Atravesar por situaciones muy difíciles puede ser la señal de que estorbamos las obras del enemigo y que este se ha ensañado contra nosotros. Esto ocurrirá solo si caminamos en el Espíritu. Por esta razón, entonces, Pedro se anima a escribir: «no se sorprendan del fuego de prueba que en medio de ustedes ha venido para probarlos, como si alguna cosa extraña les estuviera aconteciendo. Antes bien, en la medida en que comparten los padecimientos de Cristo, regocíjense, para que también en la revelación de Su gloria se regocijen con gran alegría. Si ustedes son insultados por el nombre de Cristo, dichosos son, pues el Espíritu de gloria y de Dios reposa sobre ustedes» (1Pe 4.12–14).
El sufrimiento edifica
Este es, quizás, el punto más difícil de comprender acerca del sufrimiento. El padecimiento es imprescindible para asegurar la redención de otros. Cristo no satisface nuestra deuda con Dios simplemente por declarar que nos perdona. Es imperioso que él sea molido por nuestras transgresiones. De hecho, el profeta Isaías declara: «pero quiso el Señor quebrantarlo, sometiéndolo a padecimiento. Cuando El se entregue a sí mismo como ofrenda de expiación, verá a Su descendencia, prolongará Sus días, y la voluntad del Señor en Su mano prosperará. Debido a la angustia de Su alma, El lo verá y quedará satisfecho» (53.10–11).
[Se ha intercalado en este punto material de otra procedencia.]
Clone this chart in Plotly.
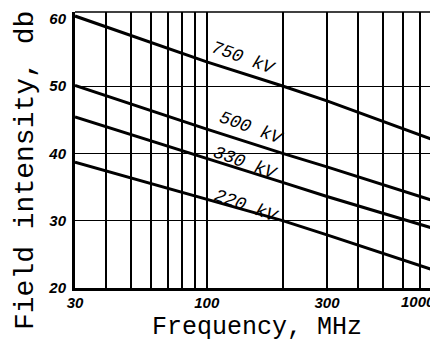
import plotly.graph_objects as go
import math

# ---- data ----
freq_mhz = [30, 100, 200, 300, 820]
series_names = ["750 kV", "500 kV", "330 kV", "220 kV"]
db_750 = [60.4, 53.6, 50.0, 47.8, 41.8]
db_500 = [50.1, 43.6, 40.0, 38.0, 32.8]
db_330 = [45.4, 39.3, 35.7, 33.6, 28.7]
db_220 = [38.7, 33.2, 30.0, 27.9, 22.5]

x_tick_vals = [30, 100, 300]
x_tick_text = ["30", "100", "300"]
x_extra_label = "1000"
x_grid_vals = [40, 50, 60, 70, 80, 90, 100, 200, 300, 400, 500, 600, 700, 800]
y_tick_vals = [20, 30, 40, 50, 60]
y_grid_vals = [30, 40, 50]

x_title = "Frequency, MHz"
y_title = "Field intensity, db"

# label centres in page pixels
label_px = [(243, 58), (251, 128), (245, 163), (246, 206)]

# page body has an 8px margin; figure drawn from (8, 8)
W, H = 430, 336
ML, MR, MT, MB = 67, 1, 4, 56
PW, PH = W - ML - MR, H - MT - MB
OFF = 8

def px_to_paper_x(px):
    return (px - OFF - ML) / PW

def py_to_paper_y(py):
    return (MT + PH - (py - OFF)) / PH

fig = go.Figure()
for name, vals in zip(series_names, [db_750, db_500, db_330, db_220]):
    fig.add_trace(go.Scatter(x=freq_mhz, y=vals, mode="lines", name=name,
                             line=dict(color="black", width=3), showlegend=False))

tick_font = dict(family="Liberation Sans", size=15, color="black", weight="bold", style="italic")

fig.update_xaxes(
    type="log",
    range=[math.log10(30), math.log10(820)],
    tickvals=x_tick_vals, ticktext=x_tick_text,
    showgrid=False, zeroline=False, automargin=False,
    ticks="", tickfont=tick_font, ticklabelstandoff=-1,
    showline=True, linecolor="black", linewidth=3,
    minor=dict(tickvals=x_grid_vals, showgrid=True, gridcolor="black", gridwidth=1.6, ticks=""),
)
fig.update_yaxes(
    range=[20, 61],
    tickvals=y_tick_vals,
    showgrid=False, zeroline=False, automargin=False,
    ticks="", tickfont=tick_font, ticklabelstandoff=3,
    showline=True, linecolor="black", linewidth=3,
    minor=dict(tickvals=y_grid_vals, showgrid=True, gridcolor="black", gridwidth=1.4, ticks=""),
)

annotations = []
for name, (px, py) in zip(series_names, label_px):
    annotations.append(dict(xref="paper", yref="paper", x=px_to_paper_x(px), y=py_to_paper_y(py),
                            xanchor="center", yanchor="middle", text=name, showarrow=False,
                            textangle=20, font=dict(family="Liberation Mono", size=18, color="black", style="italic")))
annotations.append(dict(xref="paper", yref="paper", x=px_to_paper_x(418), y=py_to_paper_y(301),
                        xanchor="center", yanchor="middle", text=x_extra_label, showarrow=False, font=tick_font))
annotations.append(dict(xref="paper", yref="paper", x=px_to_paper_x(257), y=py_to_paper_y(327),
                        xanchor="center", yanchor="middle",
                        text=x_title, showarrow=False,
                        font=dict(family="Liberation Mono", size=25, color="black")))
annotations.append(dict(xref="paper", yref="paper", x=px_to_paper_x(25), y=py_to_paper_y(171),
                        xanchor="center", yanchor="middle",
                        text=y_title, showarrow=False, textangle=-90,
                        font=dict(family="Liberation Mono", size=28, color="black")))

fig.update_layout(
    width=W, height=H,
    margin=dict(l=ML, r=MR, t=MT, b=MB),
    paper_bgcolor="white", plot_bgcolor="white",
    annotations=annotations,
    shapes=[dict(type="line", xref="paper", yref="paper", x0=0, x1=1, y0=1, y1=1,
                 line=dict(color="black", width=1.5))],
)

fig.write_html("out.html")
El principio de sufrir para que otro reciba el beneficio se ilustra con claridad en la historia de la mujer con flujo de sangre. Cuando ella tocó el borde del manto de Jesús, salió poder de él. Su pérdida, sin embargo, resultó en la sanidad de ella. Es por esto que Pablo señala: «Porque conocen la gracia de nuestro Señor Jesucristo, que siendo rico, sin embargo, por amor a ustedes se hizo pobre, para que por medio de Su pobreza ustedes llegaran a ser ricos» (2Co 8.9).
Esta puede ser, también, la razón por la que el Señor le reveló a Ananías que Pablo debía sufrir mucho por causa del evangelio (Hch 9.16). Los azotes, las cárceles, la persecución y las penurias eran el precio que se debía pagar para que la Iglesia fuera plantada en cada rincón del imperio. El mismo apóstol arribó a esta misma convicción, pues declaró que «nosotros que vivimos, constantemente estamos siendo entregados a muerte por causa de Jesús, para que también la vida de Jesús se manifieste en nuestro cuerpo mortal. Así que en nosotros obra la muerte, pero en ustedes, la vida» (2Co 4.11–12).
Conclusión:
El sufrimiento ofrece muchos beneficios. A pesar de que nadie disfruta el proceso de pasar por tribulaciones, Dios muchas veces lo ha usado para bien en la vida de sus hijos. El fruto que cosecha la persona que se ha rendido, ante las más duras pruebas de la vida, no puede obtenerlo siguiendo ningún otro camino. Esa vida habla de la presencia de Cristo, llenándolo todo con un irresistible perfume de santidad.
El cristiano maduro buscará minimizar el período de resistencia que naturalmente surge cuando debemos atravesar por el dolor, para entregarse rápidamente a la voluntad del Señor. Incluso, cuando comience a ver la abundante gracia que resulta de este proceso, se animará a regocijarse, junto a los apóstoles, de que «ha sido considerado digno de sufrir afrenta por su nombre» (Hch 5.14).
Preguntas para estudiar el texto en grupo
1. ¿Cuáles son las seis razones que el autor expone por las que Dios permite y usa el sufrimiento en la vida de sus hijos?
2. Al revisar cada una de ellas, examine su vida y señale cuáles de ellas se han hecho efectivas en su vida y cuáles son los beneficios que han dejado en su vida. Comparta su testimonio con el grupo.
(1) La Iglesia Universal del Reino de Dios (IURD). En algunos países de habla hispana la organización ha cambiado varias veces de nombre, entre otros se ha denominado Oración fuerte al Espíritu Santo, Comunidad Cristiana del Espíritu Santo, Gracia Universal, Familia Unida o Centro de Ayuda Espiritual.